Kinetic Insights into Precursor‐Assisted Soft Sphere Close Packing Revealed by In Situ GISAXS with Implications for Gas Sensing

Abstract Packing of soft spheres, such as micelles, polymer‐grafted particles, and microgels, enables the creation of diverse functional materials. Despite the importance of achieving precise structural control, understanding the kinetics of non‐equilibrium packing in a large‐scale deposition process remains challenging. This study investigates the kinetics of the precursor‐assisted close packing of soft spheres using block copolymer micelles as the sphere model. Adding the inorganic precursor SnCl 4 is crucial for achieving the close packing, which is versatile and provides a robust platform for tailoring mesoporous materials with tunable pore sizes. The kinetics of the close‐packing process are explored by in situ grazing‐incidence small‐angle X‐ray scattering measurements during slot‐die coating. The soft crystallization process shows six distinct stages: dilute dispersion, concentrated dispersion, wet film, structuring wet film, gel film, and glassy film.
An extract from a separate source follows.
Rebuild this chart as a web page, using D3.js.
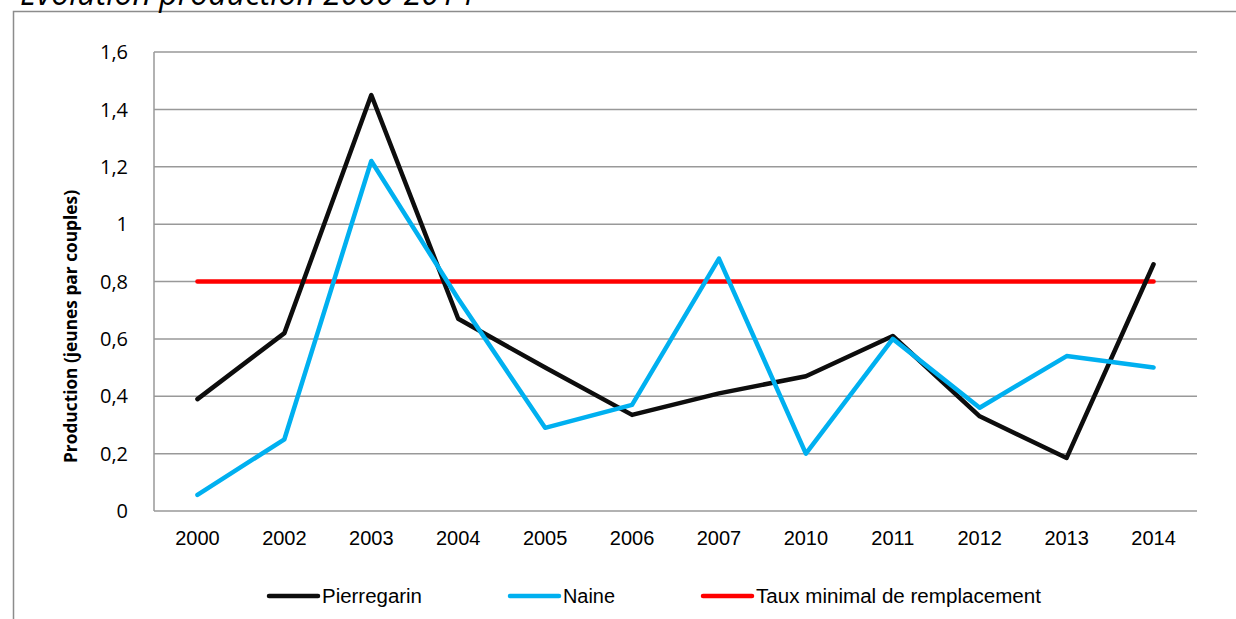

The close packing develops first in the in‐plane direction with rapid domain growth and then advances in the out‐of‐plane direction. Precursors in the interstitial voids play a key role by mitigating packing frustration and favoring face‐centered cubic (FCC) ordering. The structure finally stabilizes into a well‐ordered FCC structure with large domain sizes. The derived mesoporous SnO 2 features semiconducting properties and enhanced pore connectivity, thus showing superior gas sensing performance toward ethanol.